DeCuir points out that the Arkansas Red Butt works equally well on trout in Southern Appalachian mountains or the tailraces of east Tennessee as it does on panfish and bass in farm ponds and warm water impoundments.

Cobb’s combination of peacock herl, red thread, and a black and white barred hackling recalls dressings like the Gray Hackle Peacock and its precedents; dressed without a tip, the fly bears a strong resemblance to Sylvester Neme's Syl's Nymph.

Wednesday, November 16, 2016

Black and Blae

This version is dressed with black tying thread and a blue rib to emphasize the attributes of the fly’s name. It substitutes black plastic canvas yarn for dog's fur. The blue thread rib is taken from a spool and not teased or stripped from "some fair damsel's gown.". 

Hook:

14-18
Thread:

Black
Rib:

Blue 6/0 thread
Body:

Muskrat without the guard hairs and black plastic canvas yarn
Hackle:

Snipe covert



Robert L. Smith includes fly list taken from Thomas Charleton’s poem The Art of Fishing (1819) in his The North Country Fly: The Soft Hackle Tradition (2015). Smith notes that Charleton's poem "offers further evidence of the ubiquitous use of the soft-hackled fly in the northern counties of England during the late 19th century." A rather unique fornat for an angling text, Charleton's poem draws on an earlier precedent that Smith locates in Thomas Scott'smid eighteenth-century poem The Anglers and "entwined the locally used fly patterns of Northumberland into his lengthy poem on the joys of angling in northern rivers."

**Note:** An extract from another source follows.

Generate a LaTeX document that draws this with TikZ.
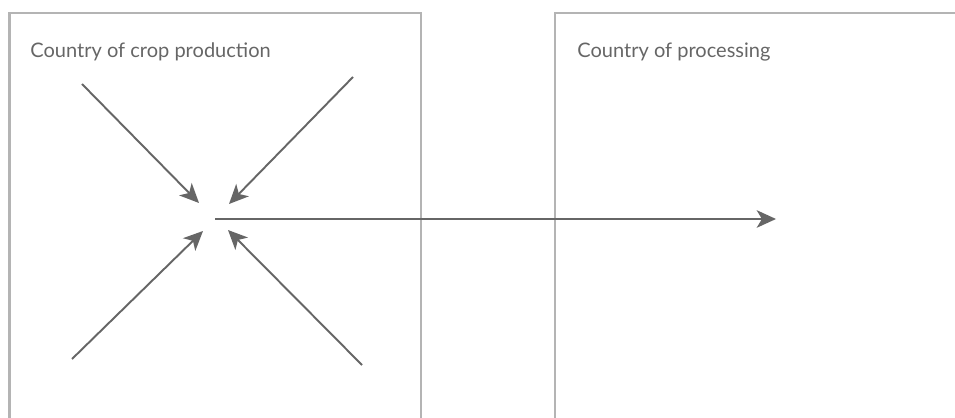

Charleton recommends fishing the Black and Blae when "March comes in." The dressing is 

Dubb’d with the fur of black dog’s skin,
And water rat’s blae down;
For wings snipe hackles far excel,
Blue silk its rib can mimic well,
From some fair damsel’s gown.

Wednesday, November 2, 2016

Red Shiner Fly

This dressing substitutes American woodcock covert for British woodcock and the same peacock herl for the rib as the head. 

Hook:

10-14
Thread:

Orange
Rib:

Peacock herl
Body:

Burnt orange Madeira Classic Color rayon embroidery thread, 1021
Hackle:

American woodock covert
Head:

Peacock herl



John Turton describes the Red Shiner Fly as no. 31 in his Angler’s Manual (1836). He notes that it is "For April: made with orange silk: wing, red woodcock’s feather from butt end of wing; body, light bright orange silk, ribbed with green peacock’s feather; and peacock's head."  He also notes that the fly is a " good killer after rains." 

Turton also describes variant dressings: "It  changes these colours: -  if there be bright days, the red owl'sfeather, from butt end up wing, is used for wings; if a dark day, the brown owl's feather must be used from outside of wing; if clear low water, the partridge's rump feather is best."